Begin with the opening line of the records and extract each line through the one holding "0.01, 0.01, 0.01, 0.01, 0.01, 0.00, 0.00, 0.00, 0.00, 0.00]"; pictures are not part of the copy.

** Entries with chart source code **
--- begin ---
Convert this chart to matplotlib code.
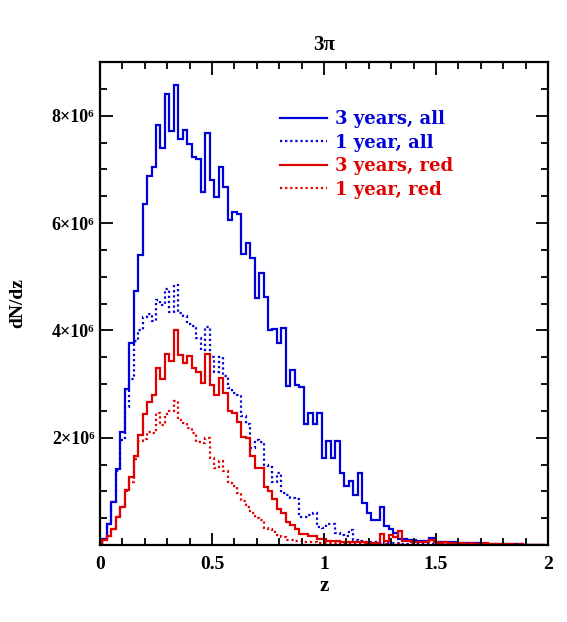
import numpy as np
import matplotlib
matplotlib.use("Agg")
import matplotlib.pyplot as plt
from matplotlib.ticker import MultipleLocator, FixedLocator, FixedFormatter

# bin centres at z = 0, 0.02, ..., 1.98
z_centres = np.round(np.arange(100) * 0.02, 2)

all_3yr = [0.02, 0.11, 0.39, 0.81, 1.41, 2.11, 2.91, 3.76, 4.74, 5.40,
           6.36, 6.87, 7.04, 7.82, 7.39, 8.40, 7.71, 8.57, 7.56, 7.74,
           7.48, 7.23, 7.20, 6.58, 7.67, 6.80, 6.48, 7.04, 6.67, 6.05,
           6.21, 6.16, 5.42, 5.63, 5.35, 4.61, 5.07, 4.63, 4.01, 4.03,
           3.77, 4.04, 2.96, 3.26, 2.98, 2.95, 2.25, 2.46, 2.25, 2.46,
           1.62, 1.93, 1.62, 1.93, 1.35, 1.10, 1.20, 0.93, 1.35, 0.78,
           0.59, 0.47, 0.47, 0.70, 0.36, 0.29, 0.23, 0.12, 0.12, 0.10,
           0.10, 0.08, 0.08, 0.08, 0.13, 0.06, 0.06, 0.05, 0.05, 0.05,
           0.04, 0.04, 0.03, 0.03, 0.03, 0.02, 0.02, 0.02, 0.02, 0.02,
           0.01, 0.01, 0.01, 0.01, 0.01, 0.00, 0.00, 0.00, 0.00, 0.00]

all_1yr = [0.02, 0.11, 0.39, 0.81, 1.38, 1.96, 2.58, 3.09, 3.80, 4.00,
           4.25, 4.30, 4.18, 4.57, 4.48, 4.77, 4.35, 4.85, 4.32, 4.26,
           4.12, 4.08, 3.85, 3.63, 4.07, 3.50, 3.22, 3.50, 3.14, 2.92,
           2.83, 2.80, 2.40, 2.25, 1.80, 1.95, 1.92, 1.50, 1.45, 1.18,
           1.34, 0.96, 0.93, 0.87, 0.85, 0.53, 0.53, 0.55, 0.59, 0.34,
           0.31, 0.40, 0.40, 0.22, 0.19, 0.16, 0.28, 0.10, 0.08, 0.06,
           0.05, 0.06, 0.04, 0.05, 0.04, 0.03, 0.03, 0.03, 0.02, 0.02,
           0.02, 0.02, 0.01, 0.01, 0.02, 0.01, 0.01, 0.01, 0.01, 0.01,
           0.01, 0.00, 0.01, 0.00, 0.00, 0.00, 0.00, 0.00, 0.00, 0.00,
           0.00, 0.00, 0.00, 0.00, 0.00, 0.00, 0.00, 0.00, 0.00, 0.00]

red_3yr = [0.02, 0.09, 0.16, 0.29, 0.53, 0.70, 1.03, 1.27, 1.65, 2.05,
           2.44, 2.67, 2.79, 3.30, 3.09, 3.56, 3.42, 4.00, 3.54, 3.40,
           3.53, 3.30, 3.22, 3.01, 3.55, 2.98, 2.80, 3.11, 2.83, 2.49,
           2.46, 2.30, 2.01, 1.99, 1.65, 1.43, 1.43, 1.09, 1.00, 0.85,
           0.67, 0.60, 0.42, 0.38, 0.29, 0.21, 0.21, 0.16, 0.16, 0.12,
           0.12, 0.08, 0.08, 0.08, 0.06, 0.06, 0.06, 0.05, 0.05, 0.05,
           0.04, 0.04, 0.03, 0.20, 0.07, 0.19, 0.15, 0.27, 0.08, 0.07,
           0.06, 0.05, 0.05, 0.06, 0.09, 0.05, 0.04, 0.05, 0.04, 0.04,
           0.03, 0.03, 0.02, 0.03, 0.02, 0.02, 0.03, 0.01, 0.02, 0.01,
           0.01, 0.01, 0.01, 0.00, 0.01, 0.00, 0.00, 0.00, 0.00, 0.00]

red_1yr = [0.02, 0.09, 0.16, 0.29, 0.53, 0.70, 1.00, 1.18, 1.60, 1.93,
           1.97, 2.11, 2.09, 2.46, 2.24, 2.45, 2.49, 2.69, 2.32, 2.28,
           2.18, 2.08, 1.91, 1.90, 2.00, 1.63, 1.44, 1.56, 1.37, 1.16,
           1.10, 0.97, 0.82, 0.71, 0.59, 0.50, 0.47, 0.31, 0.29, 0.25,
           0.19, 0.15, 0.10, 0.09, 0.08, 0.07, 0.06, 0.05, 0.05, 0.04,
           0.04, 0.03, 0.03, 0.03, 0.02, 0.02, 0.02, 0.02, 0.01, 0.01,
           0.01, 0.01, 0.01, 0.01, 0.01, 0.01, 0.00, 0.01, 0.00, 0.00,
           0.00, 0.00, 0.00, 0.00, 0.00, 0.00, 0.00, 0.00, 0.00, 0.00,
           0.00, 0.00, 0.00, 0.00, 0.00, 0.00, 0.00, 0.00, 0.00, 0.00,
           0.00, 0.00, 0.00, 0.00, 0.00, 0.00, 0.00, 0.00, 0.00, 0.00]

labels = ["3 years, all", "1 year, all", "3 years, red", "1 year, red"]
ytick_vals = [2e6, 4e6, 6e6, 8e6]
ytick_labels = ["2×10⁶", "4×10⁶", "6×10⁶", "8×10⁶"]
xtick_vals = [0, 0.5, 1, 1.5, 2]
xtick_labels = ["0", "0.5", "1", "1.5", "2"]

BLUE = "#0000d8"
RED = "#e00000"

plt.rcParams['font.family'] = ['Liberation Serif', 'DejaVu Serif']
plt.rcParams['font.weight'] = 'bold'

fig = plt.figure(figsize=(5.67, 6.22), dpi=100)
ax = fig.add_axes([100/567, 1-545/622, 448/567, 483/622])

width = 0.02
edges = np.concatenate([z_centres - width/2, [z_centres[-1] + width/2]])

series = [(all_3yr, BLUE, '-'), (all_1yr, BLUE, (0, (1, 1.3))),
          (red_3yr, RED, '-'), (red_1yr, RED, (0, (1, 1.3)))]
handles = []
for vals, col, ls in series:
    ax.stairs(np.array(vals) * 1e6, edges, color=col, linestyle=ls,
              linewidth=1.6, baseline=0)
    handles.append(plt.Line2D([], [], color=col, linestyle=ls, linewidth=1.6))

ax.set_xlim(0, 2)
ax.set_ylim(0, 9e6)
ax.xaxis.set_major_locator(FixedLocator(xtick_vals))
ax.xaxis.set_major_formatter(FixedFormatter(xtick_labels))
ax.xaxis.set_minor_locator(MultipleLocator(0.1))
ax.yaxis.set_major_locator(FixedLocator(ytick_vals))
ax.yaxis.set_major_formatter(FixedFormatter(ytick_labels))
ax.yaxis.set_minor_locator(MultipleLocator(0.5e6))
ax.tick_params(which='both', direction='in', top=True, right=True,
               width=1.3, colors='black')
ax.tick_params(axis='x', labelsize=14, pad=8)
ax.tick_params(axis='y', labelsize=13, pad=4)
ax.tick_params(which='major', length=9)
ax.tick_params(which='minor', length=5)
for sp in ax.spines.values():
    sp.set_linewidth(1.6)

ax.set_xlabel("z", fontsize=15, fontweight='bold', labelpad=2)
ax.set_ylabel("dN/dz", fontsize=14, fontweight='bold')
ax.yaxis.set_label_coords(-0.165, 0.5)
ax.set_title("3π", fontsize=15, fontweight='bold', pad=9)

leg = ax.legend(handles, labels, loc='upper left', bbox_to_anchor=(0.385, 0.915),
                frameon=False, handlelength=2.6, handletextpad=0.45,
                labelspacing=0.3, borderaxespad=0,
                prop={'family': 'DejaVu Serif', 'weight': 'bold', 'size': 13})
for t, col in zip(leg.get_texts(), [BLUE, BLUE, RED, RED]):
    t.set_color(col)

fig.savefig("out.png", dpi=100)
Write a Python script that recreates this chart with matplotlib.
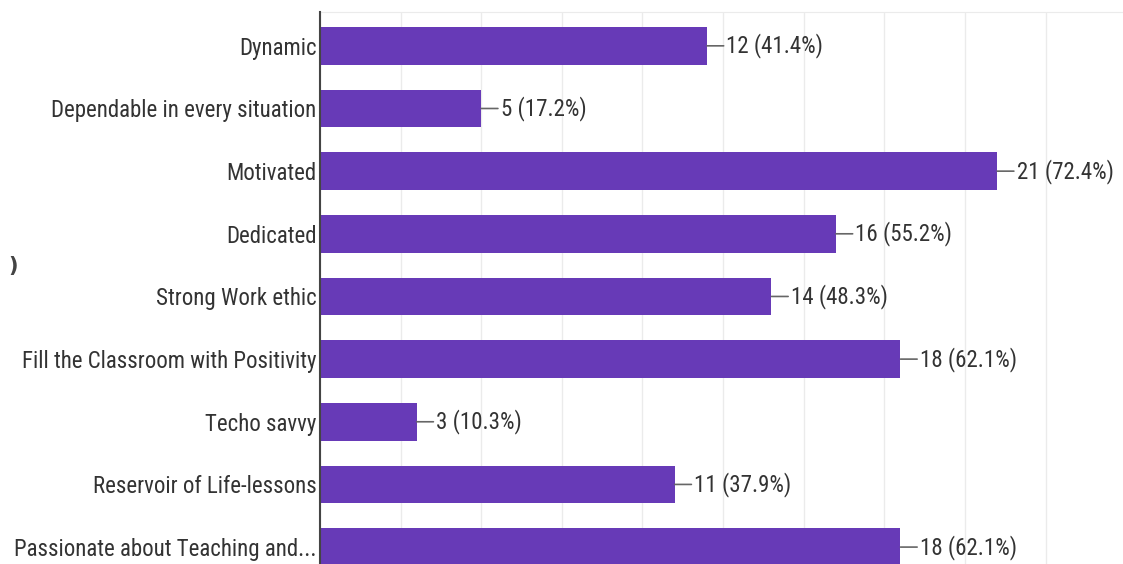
import matplotlib.pyplot as plt
import numpy as np

# survey answers, top to bottom
labels = ["Dynamic", "Dependable in every situation", "Motivated", "Dedicated",
          "Strong Work ethic", "Fill the Classroom with Positivity", "Techo savvy",
          "Reservoir of Life-lessons", "Passionate about Teaching and..."]
counts = [12, 5, 21, 16, 14, 18, 3, 11, 18]
pcts = [41.4, 17.2, 72.4, 55.2, 48.3, 62.1, 10.3, 37.9, 62.1]

plt.rcParams['font.family'] = ['Roboto Condensed', 'DejaVu Sans']

fig = plt.figure(figsize=(11.23, 5.64), dpi=100)
ax = fig.add_axes([320 / 1123, 0.0, 1 - 320 / 1123, 1 - 12 / 564])

y = np.arange(len(labels))
ax.barh(y, counts, height=0.6, color="#673ab7", zorder=2)

ax.set_xlim(0, 24.9)
ax.set_ylim(8.27, -0.54)
ax.set_xticks(np.arange(0, 25, 2.5))
ax.set_xticklabels([])
ax.tick_params(axis="x", length=0)
ax.grid(axis="x", color="#ebebeb", lw=1, zorder=0)

ax.set_yticks(y)
ax.set_yticklabels(labels, fontsize=16.5, color="#333333")
ax.tick_params(axis="y", length=0, pad=2.5)

for s in ["right", "bottom"]:
    ax.spines[s].set_visible(False)
ax.spines["top"].set_color("#ebebeb")
ax.spines["left"].set_color("#444444")
ax.spines["left"].set_linewidth(1.5)
ax.spines["left"].set_zorder(3)

for yi, c, p in zip(y, counts, pcts):
    ax.annotate(f"{c} ({p}%)", xy=(c, yi), xytext=(14, 0), textcoords="offset points",
                ha="left", va="center", fontsize=16.5, color="#333333",
                arrowprops=dict(arrowstyle="-", color="#666666", lw=1.2,
                                shrinkA=0, shrinkB=0))

# partially visible control at the left edge
fig.text(8 / 1123, 1 - 266 / 564, ")", fontsize=15, color="#444444",
         family="DejaVu Sans", fontweight="bold", va="center", ha="left")

fig.savefig("out.png", dpi=100)
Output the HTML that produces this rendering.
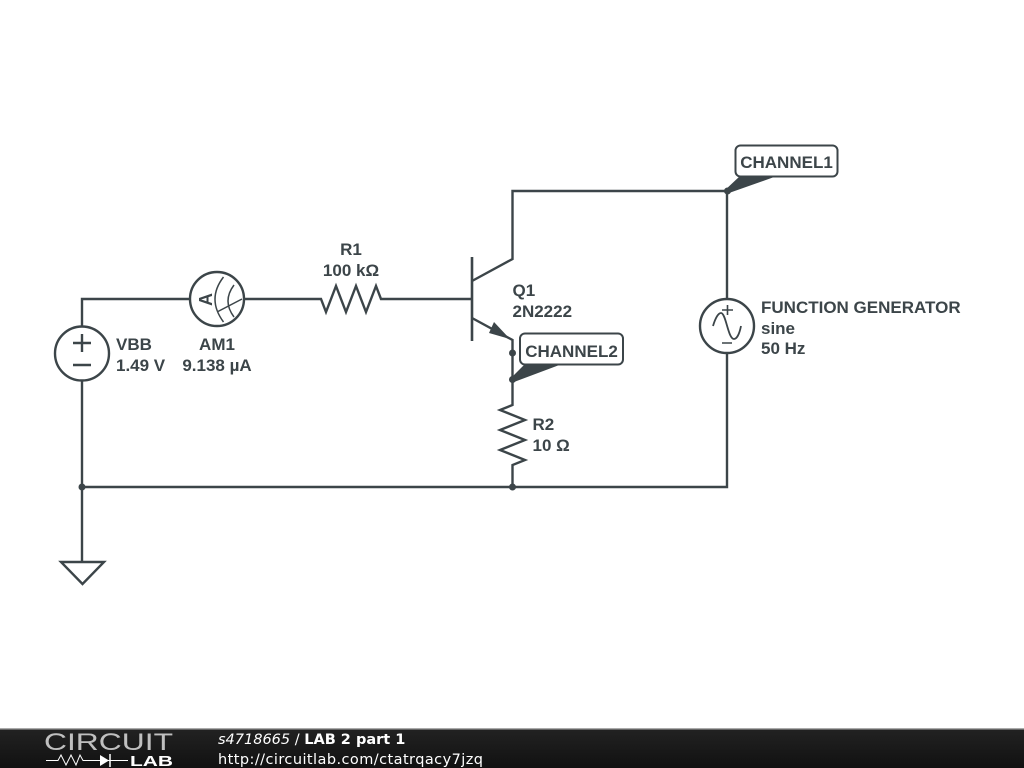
<!DOCTYPE html>
<html><head><meta charset="utf-8">
<style>
html,body{margin:0;padding:0;background:#fff;width:1024px;height:768px;overflow:hidden}
svg{display:block}
.t{font-family:"Liberation Sans",sans-serif;font-size:17px;font-weight:700;fill:#3c4549}
.f{font-family:"DejaVu Sans",sans-serif;font-size:14.5px;fill:#fff}
</style></head><body>
<svg width="1024" height="768" viewBox="0 0 1024 768" xmlns="http://www.w3.org/2000/svg">
<defs><linearGradient id="g" x1="0" y1="0" x2="0" y2="1"><stop offset="0" stop-color="#222"/><stop offset="1" stop-color="#111"/></linearGradient></defs>
<g fill="none" stroke="#3c4549" stroke-width="2.4">
<!-- wires -->
<path d="M82 326V299H189M245 299H321L326 312L336 286L346 312L356 286L366 312L376 286L381 299H472"/>
<path d="M82 381V562"/>
<path d="M82 487H727V354"/>
<path d="M727 298V191H512.500V259L472 281"/>
<path d="M472 257V341" stroke-width="2.600"/>
<path d="M472 318L512.500 340V405L500 410L525 420L500 430L525 440L500 450L525 460L512.500 465V487"/>
<!-- VBB -->
<circle cx="82" cy="353.500" r="27"/>
<path d="M73 343H91M82 334V352M73 365H91"/>
<!-- AM1 -->
<circle cx="217" cy="299" r="27"/>
<path d="M223.500 277Q206.500 299 223.500 322M234 285Q222 301 234 317M217 312L242 299" stroke-width="1.500"/>
<!-- FG -->
<circle cx="727" cy="326" r="27"/>
<path d="M713 326C716 316 719 313 721 313C726 313 728 339 734 339C736 339 739 336 741 326" stroke-width="1.800"/>
<path d="M722 310H733M727.500 305V315M722 343H732" stroke-width="1.600"/>
<!-- ground -->
<path d="M61 562H104L82.500 584Z"/>
</g>
<!-- arrow -->
<path d="M494 322L489 333L510 339Z" fill="#3c4549"/>
<!-- junctions -->
<g fill="#3c4549">
<circle cx="82" cy="487" r="3.500"/><circle cx="512.500" cy="487" r="3.500"/>
<circle cx="727.500" cy="191" r="3.500"/><circle cx="512.500" cy="353" r="3.500"/><circle cx="512.500" cy="379.500" r="3.500"/>
<path d="M724 191L740 176H777L729 193Z"/>
<path d="M509 380L525 364H562L514 382Z"/>
</g>
<!-- flags -->
<rect x="735.500" y="145.500" width="102" height="31" rx="5" fill="#fff" stroke="#3c4549" stroke-width="2"/>
<rect x="520" y="333.500" width="103" height="31" rx="5" fill="#fff" stroke="#3c4549" stroke-width="2"/>
<!-- labels -->
<text class="t" x="786.500" y="168" text-anchor="middle">CHANNEL1</text>
<text class="t" x="571.500" y="357" text-anchor="middle">CHANNEL2</text>
<text class="t" x="351" y="255" text-anchor="middle">R1</text>
<text class="t" x="351" y="276" text-anchor="middle">100 kΩ</text>
<text class="t" x="512.500" y="296">Q1</text>
<text class="t" x="512.500" y="317">2N2222</text>
<text class="t" x="116" y="350">VBB</text>
<text class="t" x="116" y="371">1.49 V</text>
<text class="t" x="217" y="350" text-anchor="middle">AM1</text>
<text class="t" x="217" y="371" text-anchor="middle">9.138 µA</text>
<text class="t" x="532.500" y="430">R2</text>
<text class="t" x="532.500" y="451">10 Ω</text>
<text class="t" x="761" y="313">FUNCTION GENERATOR</text>
<text class="t" x="761" y="334">sine</text>
<text class="t" x="761" y="354">50 Hz</text>
<text class="t" transform="translate(212,299.500) rotate(-90)" text-anchor="middle" style="font-size:18px">A</text>
<!-- footer -->
<rect x="0" y="729" width="1024" height="39" fill="url(#g)"/>
<rect x="0" y="728" width="1024" height="1.500" fill="#aaa"/>
<text x="44" y="750" font-family="Liberation Sans,sans-serif" font-size="24" fill="#fff" textLength="129" lengthAdjust="spacingAndGlyphs" style="font-weight:400;opacity:.72">CIRCUIT</text>
<path d="M46 760.500H58L61 755L66 765L71 755L76 765L80 755L83 760.500H100M108 760.500H128" fill="none" stroke="#fff" stroke-width="1"/>
<path d="M100 755V766L109 760.500Z" fill="#fff"/>
<path d="M110 754V767" stroke="#fff" stroke-width="1.500"/>
<text x="130" y="766" font-family="Liberation Sans,sans-serif" font-size="14.500" font-weight="700" fill="#fff" textLength="43" lengthAdjust="spacingAndGlyphs">LAB</text>
<text class="f" x="218" y="744"><tspan font-style="italic">s4718665</tspan> / <tspan font-weight="700">LAB 2 part 1</tspan></text>
<text class="f" x="218" y="764" textLength="265">http://circuitlab.com/ctatrqacy7jzq</text>
</svg>
</body></html>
--- end ---
** SOLUTION **
Convert this chart to matplotlib code.
import numpy as np
import matplotlib
matplotlib.use("Agg")
import matplotlib.pyplot as plt
from matplotlib.ticker import MultipleLocator, FixedLocator, FixedFormatter

# bin centres at z = 0, 0.02, ..., 1.98
z_centres = np.round(np.arange(100) * 0.02, 2)

all_3yr = [0.02, 0.11, 0.39, 0.81, 1.41, 2.11, 2.91, 3.76, 4.74, 5.40,
           6.36, 6.87, 7.04, 7.82, 7.39, 8.40, 7.71, 8.57, 7.56, 7.74,
           7.48, 7.23, 7.20, 6.58, 7.67, 6.80, 6.48, 7.04, 6.67, 6.05,
           6.21, 6.16, 5.42, 5.63, 5.35, 4.61, 5.07, 4.63, 4.01, 4.03,
           3.77, 4.04, 2.96, 3.26, 2.98, 2.95, 2.25, 2.46, 2.25, 2.46,
           1.62, 1.93, 1.62, 1.93, 1.35, 1.10, 1.20, 0.93, 1.35, 0.78,
           0.59, 0.47, 0.47, 0.70, 0.36, 0.29, 0.23, 0.12, 0.12, 0.10,
           0.10, 0.08, 0.08, 0.08, 0.13, 0.06, 0.06, 0.05, 0.05, 0.05,
           0.04, 0.04, 0.03, 0.03, 0.03, 0.02, 0.02, 0.02, 0.02, 0.02,
           0.01, 0.01, 0.01, 0.01, 0.01, 0.00, 0.00, 0.00, 0.00, 0.00]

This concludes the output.